Facebook’s role as the private manager of the nation’s public square generates constant controversy, most recently over its refusal to prevent politicians from disseminating clear falsehoods. And the debate over its policies highlights the challenges and contradictions of America’s commitment to free expression. Yet Mr. Zuckerberg is undoubtedly correct that his imperfect company, along with other American tech giants, are the guardians of free expression on the internet. The responsibility of American companies is to maintain that commitment to free expression even if the price is not doing business in China.
It is a price The New York Times, and several other media companies, already pay.
President Trump has weakened the ability of American companies to stand up for American values, including free expression, by making clear he does not share those values and by failing to firmly oppose China’s demands. A White House spokeswoman last year described China’s order to airlines as “Orwellian nonsense,” but the administration, which has been so quick to threaten China with harsh consequences for its trade policies, did not defend the airlines by warning of similar consequences for China’s efforts to suppress free speech. If American companies are to stand up for American values, their own government should be in their corner.

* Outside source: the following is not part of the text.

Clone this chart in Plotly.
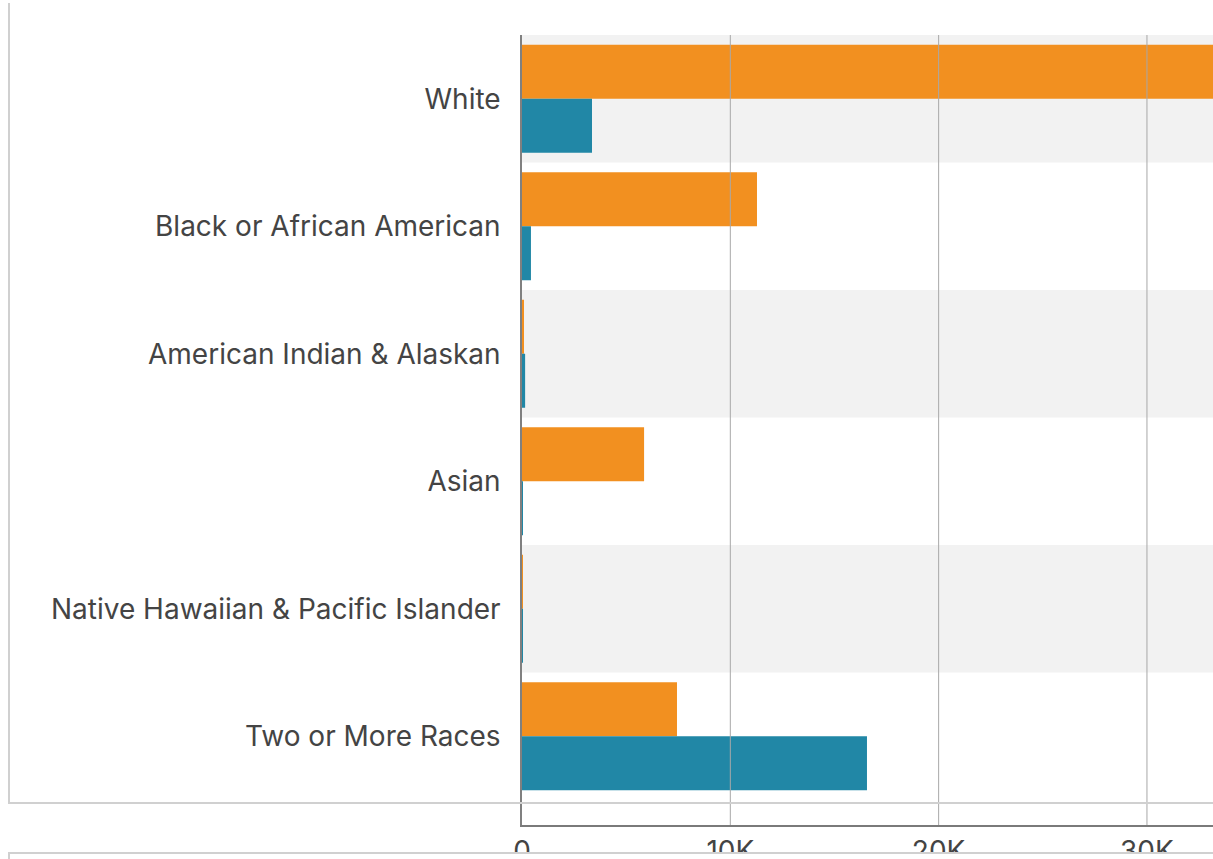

Back in 2009, North Carolina State University canceled an appearance by the Dalai Lama, whom China regards as an enemy of the state. The explanation offered by the school’s provost, Warwick Arden, was memorably frank: “China is a major trading partner for North Carolina.” What Mr. Arden and the many Americans in positions of authority who have since followed him down that disgraceful path seem to forget is that North Carolina is also a major trading partner for China.
Those fearing the loss of what the United States gets from China would do well to consider that China fears the loss of what it gets from the United States. And the government can buttress American companies by making clear that penalties for free speech will be met in kind. The proper response to a Chinese threat to prevent American planes from landing in China is to make clear that Chinese planes would not be allowed to land in the United States.
America also can strengthen its hand by making common cause with other nations that value free expression. China has placed similar pressure on the Italian company Versace; German companies, including Mercedes-Benz; and airlines from around the world.
America’s commitment to human rights, including the freedom of expression, has always required careful tending and firm resolve. It now faces an especially stern test. The world is watching — and talking.